На Gordon’е тоже с едой во время постерных секций было не блестяще. Но там меня это меньше заботило, так как я подпитывался совершенно новой для меня химией. К примеру, до Gordon’а я не представлял, насколько много групп работают над трифторметилированием ароматики и гидроаминированием алкенов. На NOS химия по большому счету была мне хорошо известна. Чему новому можно выучиться из 20-стадийного синтеза? К тому же организаторы допустили досадную ошибку. Они сгруппировали тематически близкие доклады в один вечер. Так, например, в понедельник была куча постеров по палладиевому и родиевому катализу, а во вторник – полным-полно полных синтезов (Ханмо, Филип и Мария презентовались именно тогда). В результате человек, который, например, работает по тому же палладию, три вечера свободен, бродит и не находит ничего по своей теме. Зато в четвертый вечер, когда вывешены все интересные для него вещи, он не может отойти от своего постера. Да если бы и отошел – важных постеров так много, что он не успеет осмотреть их все. Насколько лучше было бы разделить тот же палладий равномерно по четырем секциям. А не то в понедельник уже и подходить к очередному постеру не хотелось – опять палладий, а я про него уже десять раз за этот вечер слушал.

Парадоксально, но мне более всего понравились постеры людей из промышленности, в основном из того же «Мерка», хотя химия там известная и играет далеко не первую роль. Зато сразу ясно, что все имеет практическое применение (по крайней мере изначально имело). Хотя промышленные химики люди скрытные: больше, чем разрешило начальство, рассказывать не намерены. Спокойно могут ответить на безобидный вопрос, что сие есть тайна, которую разглашать не позволено, я вам и так слишком много показал и рассказал. Ну и бог с ними, я ни конкурировать, ни играть на бирже не собираюсь и тоже не люблю светить неопубликованные результаты. Меня почему-то больше всего заинтересовали исследования на высших животных, хотя понятно, что докладчики сами собак и обезьян не мучили. Но все же я интересовался, что происходит с теми же собаками после испытаний. Меня уверяли, что с собаками все в порядке, никто их не убивает, шесть недель после испытаний их прочищают, а потом снова кормят уже новыми химикатами. Мол, они в «Мерке» даже крыс режут, если только крысе уж совсем плохо стало.

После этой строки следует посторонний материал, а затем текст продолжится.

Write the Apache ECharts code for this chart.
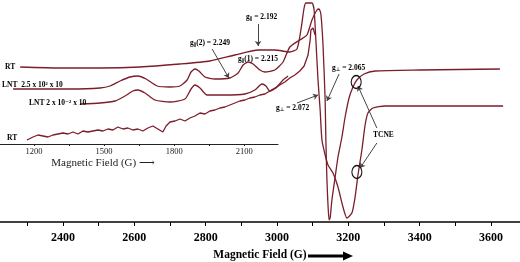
<!DOCTYPE html>
<html><head><meta charset="utf-8">
<script src="https://cdn.jsdelivr.net/npm/echarts@6/dist/echarts.min.js"></script>
<style>html,body{margin:0;padding:0;background:#fff}#c{width:520px;height:262px}</style>
</head><body><div id="c"></div>
<script>
// Main field axis (G)
var mainLabelValues = [2400, 2600, 2800, 3000, 3200, 3400, 3600];
var mainTickValues = [2300, 2400, 2500, 2600, 2700, 2800, 2900, 3000, 3100, 3200, 3300, 3400, 3500, 3600];
// Inset field axis (G)
var insetLabelValues = [1200, 1500, 1800, 2100];
var insetTickValues = [1200, 1350, 1500, 1650, 1800, 1950, 2100];

// Traces: [field (G), intensity (arb. units)]
var traceRT = [[2280,155],[2392,154],[2504,154],[2616,155],[2728,158],[2812,161],[2882,167],[2947,172],[2994,172],[3036,170],[3056,173],[3067,192],[3076,214],[3081,219],[3098,219],[3104,212],[3109,182],[3115,142],[3121,112],[3126,82],[3135,67],[3143,57],[3157,49],[3171,35],[3185,15],[3196,4],[3210,9],[3219,25],[3227,47],[3238,72],[3247,97],[3255,109],[3269,114],[3303,116],[3401,116],[3634,116]];
var traceLNT25 = [[2260,133],[2336,133],[2420,133],[2504,134],[2532,136],[2560,141],[2588,145],[2610,146],[2633,143],[2664,136],[2700,135],[2728,136],[2748,142],[2759,150],[2770,153],[2781,151],[2798,145],[2826,143],[2868,144],[2891,149],[2905,157],[2919,160],[2933,158],[2952,152],[2966,150],[2994,152],[3017,160],[3036,175],[3064,182],[3084,187],[3098,202],[3112,212],[3118,213],[3123,208],[3129,177],[3135,122],[3137,82],[3140,42],[3143,17],[3146,2],[3149,4],[3154,22],[3163,45],[3171,65],[3182,85],[3191,105],[3202,124],[3213,135],[3224,142],[3244,148],[3275,151],[3401,152],[3625,153]];
var traceLNT2 = [[2448,118],[2504,119],[2546,121],[2574,126],[2596,131],[2610,132],[2630,129],[2658,122],[2700,120],[2742,123],[2759,133],[2770,137],[2784,134],[2804,127],[2854,127],[2910,128],[2938,132],[2958,138],[2969,136],[2980,131],[2997,134],[3017,142],[3031,146]];
var traceRTinset = [[2299,82],[2316,85],[2330,87],[2344,86],[2358,85],[2372,87],[2386,88],[2400,89],[2414,88],[2428,90],[2442,88],[2456,91],[2470,90],[2484,91],[2498,92],[2512,91],[2526,93],[2540,92],[2554,95],[2568,93],[2582,94],[2596,92],[2610,93],[2624,91],[2638,94],[2652,96],[2666,93],[2680,90],[2689,96],[2700,100],[2714,101],[2728,103],[2742,101],[2756,104],[2770,106],[2784,109],[2798,108],[2812,111],[2826,112],[2840,114],[2854,115],[2868,117],[2882,119],[2896,121],[2910,122],[2924,124],[2938,125],[2952,127],[2966,128],[2980,131],[2994,134],[3008,137],[3022,140],[3036,144],[3050,147],[3064,151],[3076,156],[3087,167],[3093,182],[3095,192],[3101,194],[3107,187]];

// Annotation arrows [from, to] in data units
var arrows = [
  [[2947,198],[2947,176]],
  [[2818,173],[2865,144]],
  [[3174,148],[3140,121]],
  [[3056,119],[3115,127]],
  [[3280,94],[3227,136]],
  [[3280,79],[3233,54]]
];
var tcneCircles = [[3222,140],[3224,50]];

var serif = '"Liberation Serif","DejaVu Serif",serif';
var lineColor = '#7a1e2c';
var chart = echarts.init(document.getElementById('c'));
function trace(d, smooth) {
  return {type:'line', data:d, xAxisIndex:0, yAxisIndex:0, showSymbol:false, smooth:smooth,
    lineStyle:{color:lineColor, width:1.3}, silent:true, z:3};
}
function lbl(text, x, y) {
  return {type:'text', x:x, y:y, z:10, style:{text:text, font:'bold 7.5px ' + serif, fill:'#000', verticalAlign:'middle',
    rich:{s:{fontSize:5,fontWeight:'bold',fontFamily:'"DejaVu Sans",sans-serif',padding:[4,0,0,0],fill:'#000'}, n:{fontSize:7.5,fontWeight:'bold',fontFamily:serif,fill:'#000'}}}};
}
function plain(v){ return String(v); }
chart.setOption({
  animation:false,
  grid:[{left:0,right:0,top:0,bottom:40,containLabel:false,outerBoundsMode:'none'},
        {left:0,width:278,top:100,height:44,containLabel:false,outerBoundsMode:'none'}],
  xAxis:[{
    type:'value', gridIndex:0, min:2223.4, max:3681.3,
    axisLine:{lineStyle:{color:'#000',width:1.5}},
    axisTick:{show:true, length:4, lineStyle:{color:'#000',width:1}, customValues:mainTickValues},
    axisLabel:{customValues:mainLabelValues, formatter:plain, margin:10, color:'#000', fontWeight:'bold', fontSize:12, fontFamily:serif},
    splitLine:{show:false},
    name:'Magnetic Field (G)', nameLocation:'middle', nameGap:27,
    nameTextStyle:{color:'#000', fontWeight:'bold', fontSize:11.5, fontFamily:serif}
  },{
    type:'value', gridIndex:1, min:1054, max:2245,
    axisLine:{lineStyle:{color:'#222',width:1}},
    axisTick:{show:true, length:2, lineStyle:{color:'#222',width:1}, customValues:insetTickValues},
    axisLabel:{customValues:insetLabelValues, formatter:plain, margin:3, color:'#222', fontSize:8.5, fontFamily:serif},
    splitLine:{show:false},
    name:'Magnetic Field (G) \u27F6', nameLocation:'middle', nameGap:14,
    nameTextStyle:{color:'#222', fontSize:11, fontFamily:serif, padding:[0,72,0,0]}
  }],
  yAxis:[{type:'value', gridIndex:0, min:0, max:222, show:false},{type:'value', gridIndex:1, min:0, max:1, show:false}],
  series:[
    trace(traceRT, 0.2), trace(traceLNT25, 0.2), trace(traceLNT2, 0.2), trace(traceRTinset, false),
    {type:'line', data:[], xAxisIndex:1, yAxisIndex:1},
    {type:'line', data:[], xAxisIndex:0, yAxisIndex:0, silent:true, z:5,
      markLine:{silent:true, symbol:['none','arrow'], symbolSize:5, label:{show:false},
        lineStyle:{color:'#444', width:1, type:'solid'}, animation:false,
        data:arrows.map(function(a){return [{coord:a[0]},{coord:a[1]}];})},
      markPoint:{silent:true, symbol:'circle', symbolSize:[10,13], label:{show:false},
        itemStyle:{color:'rgba(0,0,0,0)', borderColor:'#111', borderWidth:1.2},
        data:tcneCircles.map(function(c){return {coord:c};})}
    }
  ],
  graphic:[
    lbl('RT', 5, 67),
    lbl('LNT  2.5 x 10\u00B2 x 10', 2, 85),
    lbl('LNT 2 x 10\u207B\u00B2 x 10', 29, 103),
    lbl('RT', 7, 138),
    lbl('{n|g}{s|\u2225}{n| = 2.192}', 246, 17),
    lbl('{n|g}{s|\u2225}{n|(2) = 2.249}', 190, 43),
    lbl('{n|g}{s|\u2225}{n|(1) = 2.215}', 238, 59),
    lbl('{n|g}{s|\u22A5}{n| = 2.065}', 332, 68),
    lbl('{n|g}{s|\u22A5}{n| = 2.072}', 276, 108),
    lbl('TCNE', 373, 135),
    {type:'group', z:10, children:[
      {type:'line', shape:{x1:308,y1:256,x2:345,y2:256}, style:{stroke:'#000', lineWidth:3}},
      {type:'polygon', shape:{points:[[343,251.5],[353,256],[343,260.5]]}, style:{fill:'#000'}}
    ]}
  ]
});
</script></body></html>
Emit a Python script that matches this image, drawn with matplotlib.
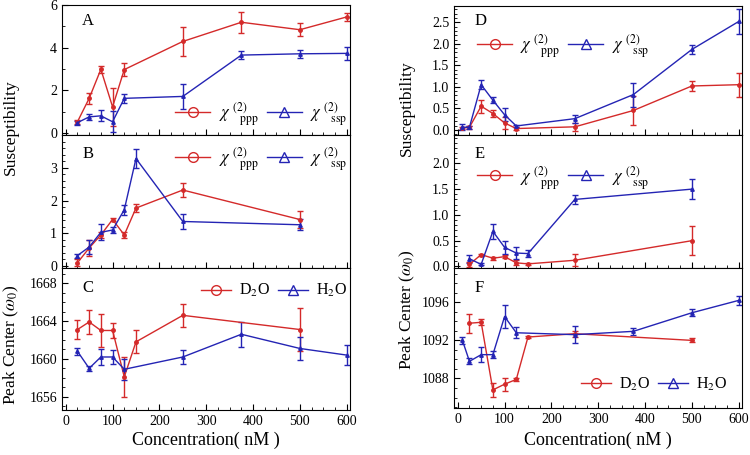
import numpy as np
import matplotlib
matplotlib.use("Agg")
import matplotlib.pyplot as plt
from matplotlib.lines import Line2D
from matplotlib.ticker import MultipleLocator

plt.rcParams['font.family'] = ['Liberation Serif', 'DejaVu Serif']
plt.rcParams['mathtext.fontset'] = 'stix'

red = '#d42a2a'
blue = '#2424b4'

# ---- panel A (susceptibility, left column) ----
a_x_ppp = [25, 50, 75, 100, 125, 250, 375, 500, 600]
a_ppp = [0.52, 1.62, 2.98, 1.22, 2.97, 4.29, 5.19, 4.84, 5.44]
a_ppp_err = [0.1, 0.25, 0.15, 0.9, 0.3, 0.7, 0.5, 0.3, 0.2]
a_x_ssp = [25, 50, 75, 100, 125, 250, 375, 500, 600]
a_ssp = [0.48, 0.75, 0.8, 0.52, 1.62, 1.71, 3.65, 3.71, 3.73]
a_ssp_err = [0.1, 0.15, 0.25, 0.5, 0.22, 0.6, 0.2, 0.18, 0.3]

# ---- panel B ----
b_x_ppp = [25, 50, 75, 100, 125, 150, 250, 500]
b_ppp = [0.1, 0.55, 0.95, 1.42, 0.95, 1.77, 2.32, 1.42]
b_ppp_err = [0.1, 0.25, 0.1, 0.05, 0.1, 0.12, 0.2, 0.27]
b_x_ssp = [25, 50, 75, 100, 125, 150, 250, 500]
b_ssp = [0.32, 0.58, 1.03, 1.1, 1.72, 3.28, 1.36, 1.26]
b_ssp_err = [0.06, 0.22, 0.25, 0.1, 0.15, 0.3, 0.22, 0.17]

# ---- panel C (peak center) ----
c_x_d2o = [25, 50, 75, 100, 125, 150, 250, 500]
c_d2o = [1663.1, 1663.9, 1663.0, 1663.0, 1658.1, 1661.8, 1664.6, 1663.1]
c_d2o_err = [1.05, 1.3, 1.7, 0.8, 2.1, 1.2, 1.25, 2.3]
c_x_h2o = [25, 50, 75, 100, 125, 250, 375, 500, 600]
c_h2o = [1660.8, 1659.0, 1660.2, 1660.2, 1658.9, 1660.2, 1662.6, 1661.1, 1660.4]
c_h2o_err = [0.35, 0.3, 0.8, 0.7, 1.1, 0.7, 1.3, 1.2, 1.05]

# ---- panel D ----
d_x_ppp = [10, 25, 50, 75, 100, 125, 250, 375, 500, 600]
d_ppp = [0.04, 0.06, 0.55, 0.38, 0.16, 0.03, 0.07, 0.45, 1.02, 1.05]
d_ppp_err = [0.03, 0.03, 0.15, 0.09, 0.15, 0.03, 0.1, 0.33, 0.11, 0.28]
d_x_ssp = [10, 25, 50, 75, 100, 125, 250, 375, 500, 600]
d_ssp = [0.06, 0.06, 1.05, 0.69, 0.35, 0.09, 0.26, 0.82, 1.87, 2.52]
d_ssp_err = [0.07, 0.03, 0.11, 0.07, 0.15, 0.03, 0.09, 0.28, 0.1, 0.28]

# ---- panel E ----
e_x_ppp = [25, 50, 75, 100, 125, 150, 250, 500]
e_ppp = [0.04, 0.23, 0.16, 0.19, 0.07, 0.05, 0.12, 0.5]
e_ppp_err = [0.05, 0.02, 0.03, 0.03, 0.05, 0.02, 0.12, 0.28]
e_x_ssp = [25, 50, 75, 100, 125, 150, 250, 500]
e_ssp = [0.15, 0.04, 0.68, 0.37, 0.26, 0.25, 1.3, 1.5]
e_ssp_err = [0.08, 0.02, 0.15, 0.12, 0.12, 0.07, 0.09, 0.19]

# ---- panel F ----
f_x_d2o = [25, 50, 75, 100, 125, 150, 250, 500]
f_d2o = [1093.8, 1093.9, 1086.8, 1087.4, 1087.9, 1092.35, 1092.7, 1092.0]
f_d2o_err = [1.0, 0.3, 0.7, 0.7, 0.12, 0.15, 0.3, 0.2]
f_x_h2o = [10, 25, 50, 75, 100, 125, 250, 375, 500, 600]
f_h2o = [1092.0, 1089.8, 1090.5, 1090.5, 1094.5, 1092.8, 1092.6, 1092.95, 1094.9, 1096.2]
f_h2o_err = [0.4, 0.3, 0.8, 0.4, 1.2, 0.6, 0.9, 0.4, 0.35, 0.5]

chi_ppp = r'$\chi^{\ (2)}_{\ \ \ \ \mathrm{ppp}}$'
chi_ssp = r'$\chi^{\ (2)}_{\ \ \ \ \mathrm{ssp}}$'
lbl_d2o = r'D$_2$O'
lbl_h2o = r'H$_2$O'

fig = plt.figure(figsize=(7.5, 4.55), dpi=100)
W, H = 750.0, 455.0


def box(x0, x1, y0, y1):
    return [x0 / W, 1 - y1 / H, (x1 - x0) / W, (y1 - y0) / H]


def draw(ax, x, y, err, color, marker):
    ax.errorbar(x, y, yerr=err, color=color, marker=marker, markersize=2.5,
                lw=1.0, elinewidth=1.0, capsize=2.2, capthick=1.0)


def style(ax, ylim, major, minor, bottom_labels):
    ax.set_xlim(-8, 607)
    ax.set_ylim(*ylim)
    ax.xaxis.set_major_locator(MultipleLocator(100))
    ax.xaxis.set_minor_locator(MultipleLocator(25))
    ax.set_yticks(major)
    ax.yaxis.set_minor_locator(MultipleLocator(minor))
    ax.tick_params(which='both', direction='in', labelsize=10, top=False, right=False)
    ax.tick_params(which='major', length=4)
    ax.tick_params(which='minor', length=2)
    if not bottom_labels:
        ax.tick_params(axis='x', labelbottom=False)


def legend(ax, labels, anchor, loc, hl=2.1, fs=12):
    h = [Line2D([], [], color=red, marker='o', mfc='none', markersize=7, lw=1),
         Line2D([], [], color=blue, marker='^', mfc='none', markersize=7, lw=1)]
    ax.legend(h, labels, loc=loc, bbox_to_anchor=anchor, ncol=2, frameon=False,
              fontsize=fs, handlelength=hl, handletextpad=0.5, columnspacing=0.5,
              borderpad=0, borderaxespad=0)


axA = fig.add_axes(box(62, 350, 5, 135))
axB = fig.add_axes(box(62, 350, 135, 268))
axC = fig.add_axes(box(62, 350, 268, 410))
axD = fig.add_axes(box(454, 742, 6, 135))
axE = fig.add_axes(box(454, 742, 135, 268))
axF = fig.add_axes(box(454, 742, 268, 408))

draw(axA, a_x_ppp, a_ppp, a_ppp_err, red, 'o')
draw(axA, a_x_ssp, a_ssp, a_ssp_err, blue, '^')
style(axA, (-0.1, 6.0), [0, 2, 4, 6], 1, False)
legend(axA, [chi_ppp, chi_ssp], (0.99, 0.16), 'center right')

draw(axB, b_x_ppp, b_ppp, b_ppp_err, red, 'o')
draw(axB, b_x_ssp, b_ssp, b_ssp_err, blue, '^')
style(axB, (-0.06, 4.0), [0, 1, 2, 3], 0.2, False)
legend(axB, [chi_ppp, chi_ssp], (0.99, 0.82), 'center right')

draw(axC, c_x_d2o, c_d2o, c_d2o_err, red, 'o')
draw(axC, c_x_h2o, c_h2o, c_h2o_err, blue, '^')
style(axC, (1654.6, 1669.6), [1656, 1660, 1664, 1668], 1, True)
legend(axC, [lbl_d2o, lbl_h2o], (0.99, 0.84), 'center right', hl=1.9, fs=11.5)

draw(axD, d_x_ppp, d_ppp, d_ppp_err, red, 'o')
draw(axD, d_x_ssp, d_ssp, d_ssp_err, blue, '^')
style(axD, (-0.12, 2.88), [0.0, 0.5, 1.0, 1.5, 2.0, 2.5], 0.1, False)
axD.set_yticklabels(['0.0', '0.5', '1.0', '1.5', '2.0', '2.5'])
legend(axD, [chi_ppp, chi_ssp], (0.08, 0.69), 'center left')

draw(axE, e_x_ppp, e_ppp, e_ppp_err, red, 'o')
draw(axE, e_x_ssp, e_ssp, e_ssp_err, blue, '^')
style(axE, (-0.03, 2.55), [0.0, 0.5, 1.0, 1.5, 2.0], 0.1, False)
axE.set_yticklabels(['0.0', '0.5', '1.0', '1.5', '2.0'])
legend(axE, [chi_ppp, chi_ssp], (0.08, 0.68), 'center left')

draw(axF, f_x_d2o, f_d2o, f_d2o_err, red, 'o')
draw(axF, f_x_h2o, f_h2o, f_h2o_err, blue, '^')
style(axF, (1084.9, 1099.6), [1088, 1092, 1096], 1, True)
legend(axF, [lbl_d2o, lbl_h2o], (0.44, 0.17), 'center left', hl=1.9, fs=11.5)

for ax, lab in zip([axA, axB, axC, axD, axE, axF], 'ABCDEF'):
    ax.text(0.07, 0.88 if lab in 'AD' else 0.86, lab, transform=ax.transAxes,
            fontsize=12, va='center', ha='left')

fig.text(11 / W, 1 - 127 / H, 'Susceptibility', rotation=90, ha='center', va='center', fontsize=12.5)
fig.text(11 / W, 1 - 345 / H, r'Peak Center ($\omega_0$)', rotation=90, ha='center', va='center', fontsize=12.5)
fig.text(407 / W, 1 - 108 / H, 'Susceptibility', rotation=90, ha='center', va='center', fontsize=12.5)
fig.text(407 / W, 1 - 310 / H, r'Peak Center ($\omega_0$)', rotation=90, ha='center', va='center', fontsize=12.5)
fig.text(206 / W, 1 - 440 / H, 'Concentration( nM )', ha='center', va='center', fontsize=13)
fig.text(598 / W, 1 - 440 / H, 'Concentration( nM )', ha='center', va='center', fontsize=13)

fig.savefig('out.png', dpi=100)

Так что постерные секции на NOS оставили скорее негативное впечатление.

Хотя вот Ханмо получил пару советов от студента из группы Брайана Стольца (Калтех), который работает над синтезом похожих соединений. Я смог поговорить с аспирантом из группы Хартвига, поприветствовать своих немногочисленных знакомых и сходить в понедельник на мини-экскурсию по зданию.

Проводили ее те же аспиранты-волонтеры в оранжевых футболках.

Из наиболее запомнившихся моментов: пол-одиннадцатого вечера, а группа МакМиллана работает в полном составе. Насколько же низкая у них производительность труда, если 40 человек должны столько работать, чтобы получать результаты.

Понравилось, что у них есть отдельная Purification Lab, куда можно принести грязное вещество, а специалисты-хроматографисты его тебе почистят. Для всех групп существует единый электронный каталог всех хранящихся реактивов. У них три ЯМР «пятисотки» – всем хватает.

Довольно много лаб пока пустует, так как здание строили с прицелом переманить в Принстон еще несколько известных химиков. Но молодежь они тоже нанимают.